By Matt Field, May 20, 2019
Times are tough for the US news media. In addition to financial woes, newsrooms are struggling for public legitimacy amid a cacophony of voices fragmenting the audience online–digital startups, partisan rags, bloggers, spammers, and even Russian agents. Now, of course, newsrooms also have to push back against President Donald Trump, who frequently brands the press as “fake news” or worse yet as “the enemy of the people.” It’s no wonder that polls show worsening trust in the media.
But no matter how skeptical the public is of the news media—and in some quarters about 9 in 10 people report diminishing trust–there’s still a line that people apparently don’t want to cross when it comes to the press: murder. To clarify, virtual, video-game murder.
The maker of Sniper 3D Assassin, a first-person shooter game for smartphones and tablets, learned this lesson when criticism of a level in the game forced the company to stop offering one version of it. In a level called Breaking News, the assassin’s mission involved killing a reporter who bribed a cop for information. The outcry over the game started after New York Times journalist Jamal Jordan’s nephew asked him to give the game a try. Jordan’s subsequent shocked tweet about the game prompted a flurry of reporting. Now TFG Co. has removed the Breaking News level.

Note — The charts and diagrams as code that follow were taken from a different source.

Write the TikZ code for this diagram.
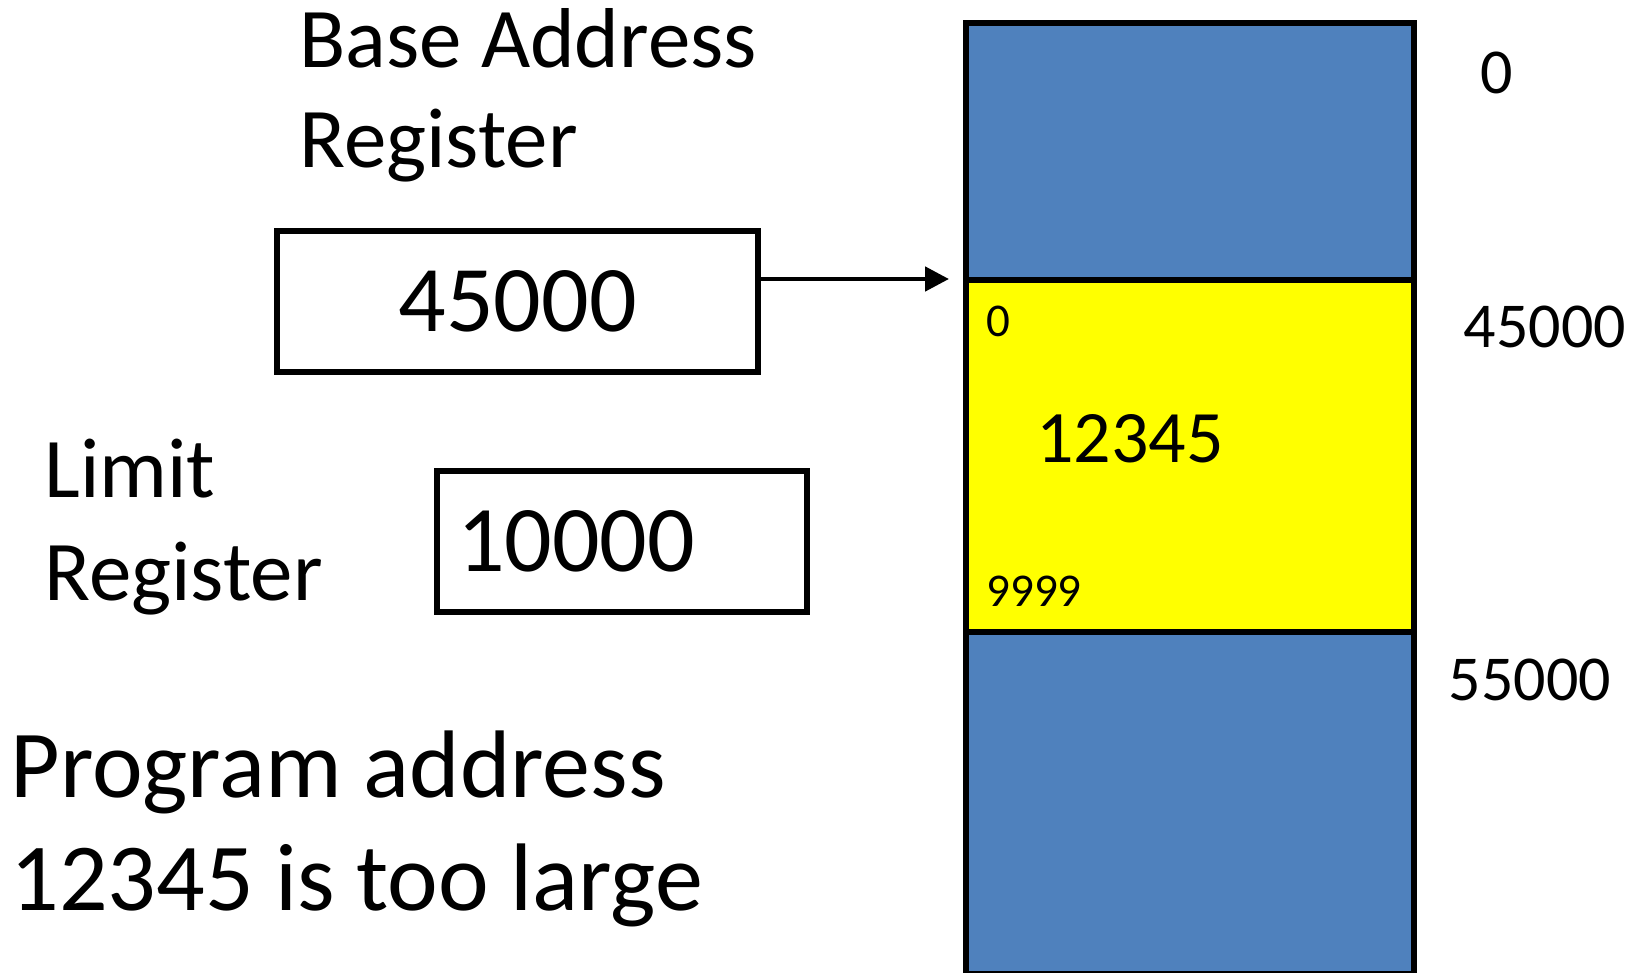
\documentclass[tikz,border=0pt]{standalone}
\usepackage{fontspec}
\setmainfont{Carlito}
\usetikzlibrary{arrows.meta}
\definecolor{memblue}{HTML}{4F81BD}
\definecolor{memyellow}{HTML}{FFFF00}
\begin{document}
\begin{tikzpicture}[x=0.5pt,y=-0.5pt,
  lbl/.style={inner sep=0pt, anchor=base west, align=left},
  rlbl/.style={inner sep=0pt, anchor=base},
  regbox/.style={draw, line width=3pt, inner sep=0pt, minimum height=70.5pt},
  memblk/.style={draw, line width=3pt, inner sep=0pt, minimum width=224pt},
  arr/.style={line width=2.4pt, -{Triangle[length=12pt,width=12pt]}}]
\useasboundingbox (0,0) rectangle (1645,973);
% memory column
\node[memblk, fill=memblue, minimum height=128.5pt] (top) at (1190,151.5) {};
\node[memblk, fill=memblue, minimum height=171pt] (bot) at (1190,803) {};
\node[memblk, fill=memyellow, minimum height=176pt] (prog) at (1190,456) {};
% texts inside program region
\node[lbl, font=\fontsize{23.5}{28}\selectfont] (p0) at (986,336) {0};
\node[lbl, font=\fontsize{37}{44}\selectfont] (pa) at (1036,462) {12345};
\node[lbl, font=\fontsize{23.5}{28}\selectfont] (p9) at (986,606) {9999};
% address labels
\node[rlbl, font=\fontsize{32}{38}\selectfont] (a0) at (1497,94) {0};
\node[rlbl, font=\fontsize{32}{38}\selectfont] (a45) at (1545,348) {45000};
\node[rlbl, font=\fontsize{32}{38}\selectfont] (a55) at (1530,700) {55000};
% registers
\node[lbl, font=\fontsize{42.5}{50}\selectfont] (basel) at (299,168) {Base Address\\Register};
\node[regbox, minimum width=240.5pt, font=\fontsize{47}{56}\selectfont] (b45) at (517.5,301.5) {45000};
\node[lbl, font=\fontsize{42.5}{51.5}\selectfont] (liml) at (44,600) {Limit\\Register};
\node[regbox, text width=165pt, inner xsep=10pt, align=left, font=\fontsize{47}{56}\selectfont] (b10) at (622,541.5) {10000};
\node[lbl, font=\fontsize{48}{56.5}\selectfont] (msg) at (10,910) {Program address\\12345 is too large};
% arrow
\coordinate (tip) at (949,279);
\draw[arr] (b45.east |- tip) -- (tip);
\end{tikzpicture}
\end{document}
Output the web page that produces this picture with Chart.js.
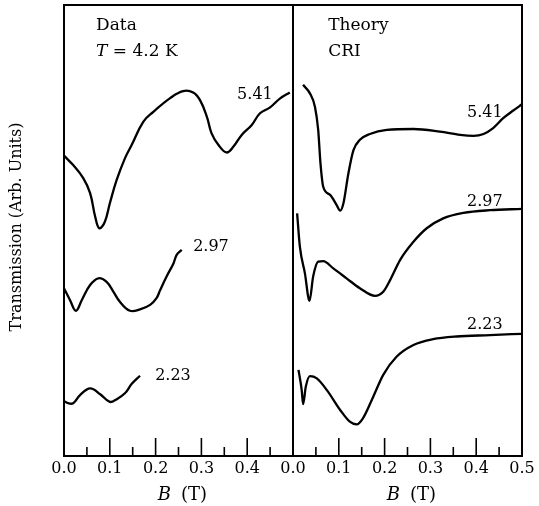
<!DOCTYPE html>
<html>
<head>
<meta charset="utf-8">
<script src="https://cdn.jsdelivr.net/npm/chart.js@4.4.1/dist/chart.umd.min.js"></script>
<style>
  html, body { margin: 0; padding: 0; background: #fff; }
  #wrap { position: relative; width: 539px; height: 506px; }
  #wrap canvas { position: absolute; left: 0; top: 0; }
</style>
</head>
<body>
<div id="wrap">
  <canvas id="chartData" width="539" height="506"></canvas>
  <canvas id="chartTheory" width="539" height="506"></canvas>
</div>
<script>
// ---- datos (B en T, transmision en unidades arbitrarias) ----
var curveLabels = ['5.41', '2.97', '2.23'];
var tickLabels = ['0.0', '0.1', '0.2', '0.3', '0.4', '0.5'];

// panel izquierdo: Data, T = 4.2 K
var dataX541 = [0.000, 0.020, 0.042, 0.057, 0.068, 0.077, 0.089, 0.100, 0.115, 0.133, 0.148, 0.173, 0.195, 0.231, 0.260, 0.282, 0.297, 0.312, 0.322, 0.337, 0.355, 0.370, 0.388, 0.410, 0.428, 0.450, 0.472, 0.493];
var dataY541 = [66.6, 64.5, 61.6, 58.3, 53.1, 50.5, 51.9, 56.0, 61.2, 66.0, 69.0, 74.1, 76.3, 79.3, 80.9, 80.6, 78.9, 75.2, 71.6, 69.0, 67.3, 68.6, 71.2, 73.4, 76.0, 77.3, 79.3, 80.6];
var dataX297 = [0.000, 0.013, 0.026, 0.039, 0.057, 0.075, 0.093, 0.108, 0.122, 0.144, 0.166, 0.188, 0.202, 0.210, 0.224, 0.239, 0.246, 0.257];
var dataY297 = [37.2, 34.6, 32.2, 34.6, 37.9, 39.4, 38.6, 36.4, 34.2, 32.2, 32.5, 33.5, 35.0, 36.8, 39.8, 42.7, 44.6, 45.7];
var dataX223 = [0.000, 0.009, 0.020, 0.035, 0.057, 0.079, 0.100, 0.115, 0.133, 0.148, 0.166];
var dataY223 = [12.2, 11.7, 11.7, 13.5, 15.0, 13.7, 12.0, 12.6, 13.9, 16.0, 17.8];

// panel derecho: Theory, CRI
var theoryX541 = [0.022, 0.037, 0.048, 0.055, 0.060, 0.066, 0.081, 0.095, 0.103, 0.110, 0.121, 0.132, 0.146, 0.168, 0.205, 0.263, 0.321, 0.365, 0.394, 0.416, 0.437, 0.459, 0.481, 0.500];
var theoryY541 = [82.3, 80.4, 77.4, 72.3, 64.9, 59.7, 57.9, 55.7, 54.4, 56.0, 62.7, 67.8, 70.1, 71.4, 72.3, 72.5, 71.9, 71.2, 71.0, 71.4, 72.7, 74.9, 76.6, 78.0];
var theoryX297 = [0.009, 0.015, 0.026, 0.036, 0.044, 0.055, 0.066, 0.088, 0.117, 0.146, 0.179, 0.197, 0.212, 0.234, 0.263, 0.292, 0.328, 0.372, 0.430, 0.500];
var theoryY297 = [53.8, 46.4, 40.5, 34.4, 39.8, 43.1, 43.2, 41.6, 39.4, 37.2, 35.5, 36.4, 39.0, 43.5, 47.5, 50.5, 52.7, 53.9, 54.5, 54.8];
var theoryX223 = [0.012, 0.019, 0.022, 0.028, 0.037, 0.052, 0.074, 0.103, 0.124, 0.139, 0.153, 0.175, 0.197, 0.226, 0.263, 0.306, 0.357, 0.430, 0.500];
var theoryY223 = [19.1, 14.6, 11.5, 15.4, 17.7, 17.2, 14.6, 10.2, 7.6, 7.0, 8.4, 13.1, 18.0, 22.0, 24.6, 25.9, 26.5, 26.8, 27.1];

var FONT = '"DejaVu Serif", serif';
Chart.defaults.color = '#000';
Chart.defaults.font.family = FONT;

function pares(xs, ys) {
  return xs.map(function (x, i) { return { x: x, y: ys[i] }; });
}

// suave = curva bezier (datos medidos), si no monotona (teoria con picos finos)
function serie(xs, ys, suave) {
  var ds = {
    data: pares(xs, ys),
    borderColor: '#000',
    borderWidth: 2.3,
    pointRadius: 0,
    fill: false
  };
  if (suave) ds.tension = 0.4;
  else ds.cubicInterpolationMode = 'monotone';
  return ds;
}

// texto con partes en cursiva, p.ej. "T = 4.2 K"
function textoMixto(ctx, partes, x, y, size) {
  partes.forEach(function (p) {
    ctx.font = (p.it ? 'italic ' : '') + size + 'px ' + FONT;
    ctx.fillText(p.s, x, y);
    x += ctx.measureText(p.s).width;
  });
}

// marco, ticks hacia adentro, anotaciones y titulos
var marcoPlugin = {
  id: 'marco',
  afterDraw: function (chart, args, opts) {
    var ctx = chart.ctx, a = chart.chartArea;
    var sx = chart.scales.x, sy = chart.scales.y;
    ctx.save();
    ctx.strokeStyle = '#000';
    ctx.fillStyle = '#000';
    ctx.lineWidth = 2;
    ctx.strokeRect(a.left, a.top, a.right - a.left, a.bottom - a.top);

    ctx.lineWidth = 1.6;
    for (var i = 1; i < 10; i++) {
      var px = sx.getPixelForValue(i * 0.05);
      var len = (i % 2) ? 9 : 18;
      ctx.beginPath();
      ctx.moveTo(px, a.bottom);
      ctx.lineTo(px, a.bottom - len);
      ctx.stroke();
    }

    ctx.textBaseline = 'alphabetic';
    opts.cabecera.forEach(function (t) {
      textoMixto(ctx, t.partes, sx.getPixelForValue(t.x), sy.getPixelForValue(t.y), 17);
    });

    ctx.textBaseline = 'middle';
    ctx.font = '16px ' + FONT;
    opts.etiquetas.forEach(function (t, i) {
      ctx.fillText(curveLabels[i], sx.getPixelForValue(t.x), sy.getPixelForValue(t.y));
    });

    // titulo eje x: B (T)
    ctx.font = 'italic 18px ' + FONT;
    var wB = ctx.measureText('B').width;
    ctx.font = '18px ' + FONT;
    var wT = ctx.measureText('(T)').width;
    var gap = 10;
    var cx = (a.left + a.right) / 2 + 4;
    var x0 = cx - (wB + gap + wT) / 2;
    ctx.font = 'italic 18px ' + FONT;
    ctx.fillText('B', x0, 495);
    ctx.font = '18px ' + FONT;
    ctx.fillText('(T)', x0 + wB + gap, 495);

    if (opts.tituloY) {
      ctx.translate(17, 227);
      ctx.rotate(-Math.PI / 2);
      ctx.textAlign = 'center';
      ctx.font = '16px ' + FONT;
      ctx.fillText(opts.tituloY, 0, 0);
    }
    ctx.restore();
  }
};

function crearPanel(id, datasets, pad, ocultar05, marcoOpts) {
  return new Chart(document.getElementById(id), {
    type: 'line',
    data: { datasets: datasets },
    options: {
      responsive: false,
      animation: false,
      events: [],
      layout: { padding: pad },
      plugins: { legend: { display: false }, tooltip: { enabled: false }, marco: marcoOpts },
      scales: {
        x: {
          type: 'linear', min: 0, max: 0.5,
          grid: { display: false, drawTicks: false },
          border: { display: false },
          ticks: {
            stepSize: 0.1, padding: 3, maxRotation: 0,
            font: { size: 16, family: FONT },
            callback: function (v) {
              var k = Math.round(v * 10);
              if (ocultar05 && k === 5) return '';
              return tickLabels[k];
            }
          }
        },
        y: { type: 'linear', min: 0, max: 100, display: false }
      }
    },
    plugins: [marcoPlugin]
  });
}

crearPanel('chartData',
  [serie(dataX541, dataY541, true), serie(dataX297, dataY297, true), serie(dataX223, dataY223, true)],
  { left: 64, right: 246, top: 5, bottom: 24.8 }, true,
  {
    tituloY: 'Transmission (Arb. Units)',
    cabecera: [
      { x: 0.070, y: 94.4, partes: [{ s: 'Data' }] },
      { x: 0.070, y: 88.6, partes: [{ s: 'T', it: true }, { s: ' = 4.2 K' }] }
    ],
    etiquetas: [{ x: 0.378, y: 80.0 }, { x: 0.282, y: 46.3 }, { x: 0.199, y: 17.7 }]
  });

crearPanel('chartTheory',
  [serie(theoryX541, theoryY541, false), serie(theoryX297, theoryY297, false), serie(theoryX223, theoryY223, false)],
  { left: 293, right: 17, top: 5, bottom: 24.8 }, false,
  {
    tituloY: null,
    cabecera: [
      { x: 0.077, y: 94.4, partes: [{ s: 'Theory' }] },
      { x: 0.077, y: 88.6, partes: [{ s: 'CRI' }] }
    ],
    etiquetas: [{ x: 0.380, y: 76.1 }, { x: 0.380, y: 56.3 }, { x: 0.380, y: 29.0 }]
  });
</script>
</body>
</html>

An executive at the game-maker told HuffPost that TFG was responding to negative feedback about the game, which was first released in 2014. “At TFG, we work to create games that bring fun and entertainment to users all around the world. As such, we take feedback from our players very seriously. After listening to our community today, we have decided to remove the mission ‘Breaking News’ from the game,” Michael Mac-Vicar said.
There, of course, have been actual acts of violence against the news media in the United States—most notably a shooting at the Capital Gazette newspaper. In a 2018 attack, a gunman killed five and wounded two others in the paper’s Maryland newsroom. The Committee to Protect Journalists reports that 54 journalists were killed around the world last year; the committee lists 34 of those deaths as murders.